A growing number of people are hopping on the Roth bandwagon. Although traditional IRAs hold about 10 times the assets that Roth IRAs do, Roths are growing much faster. Charles Schwab says that the number of Roth accounts on its brokerage platform have risen 32% in the past five years.
As you’ll recall, traditional IRAs and 401(k) plans are funded with pre-tax dollars, and investors eventually pay taxes when holdings are sold. The proceeds are taxed at ordinary income rates, which can lead to a hefty tax bite if a retiree already is drawing Social Security, a pension, or other forms of income. Roth IRAs and Roth 401(k)s are the opposite. They are funded with after-tax dollars, which means you’ll pay their taxes now, and not later.
For anyone that is in a lower tax bracket now than will be expected in the future, a Roth IRA (or Roth 401(k)) makes ample sense. That means that such plans hold great appeal to young savers that are not yet near their peak earnings years.
And converting an existing retirement accounting to Roth-style account (known as a “Roth Conversion”) makes ample sense for other workers. Anyone that is experiencing a temporary earnings dip during career transitions or has retired but is not yet collecting Social Security or taking Required Minimum Distributions (RMDs) from a non-Roth retirement account should take advantage of their current lower tax bracket.

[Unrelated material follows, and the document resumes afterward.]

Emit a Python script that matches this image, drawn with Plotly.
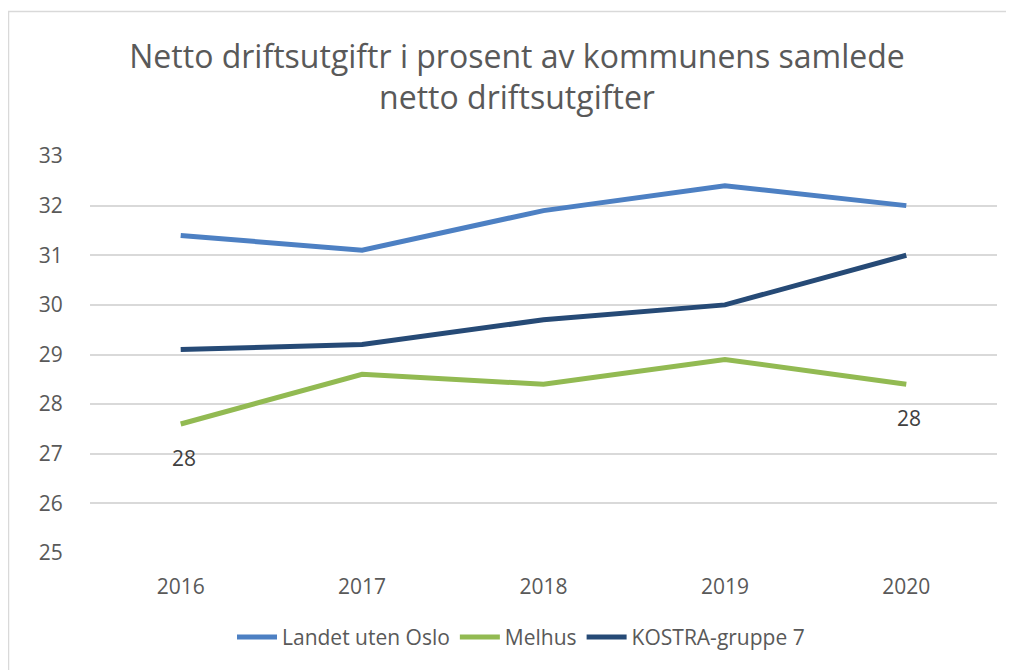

There’s one more key difference between Roth accounts and their pre-tax counterparts. Unlike with traditional IRAs, the ability to contribute to a Roth doesn’t end when a worker reaches 70½.
However, if you are single, you must have a modified adjusted gross income under $137,000 to contribute to a Roth IRA for the 2019 tax year, but contributions are reduced starting at $122,000. If you are married filing jointly, your MAGI must be less than $203,000, with reductions beginning at $193,000.
We’re talking about yearly changes In our tax brackets and it can be a challenge to accurately determine what your tax rates will be in the future. Your income picture may deviate from what you currently expect. And you can count on Congress to constantly change “the rules of the road” when it comes to retirement plan laws.
According to benefits firms and retirement-plan sponsors, more employers now offer Roth 401(k)s that allow workers to put in all or a portion of their retirement savings. The current max annual contribution to a Roth 401(k) is $18,500 for 2019 (plus another $6,000 for those 50 and older). Roth IRAs have a $6,000 limit with a $1,000 catch-up addition for those over 50).
The deadline for putting money into 401(k) plans is generally Dec. 31, but savers can contribute to traditional and Roth IRAs by April 15 of the following year. In your years before retirement, it’s a good time to figure out whether a Roth IRA makes sense for you.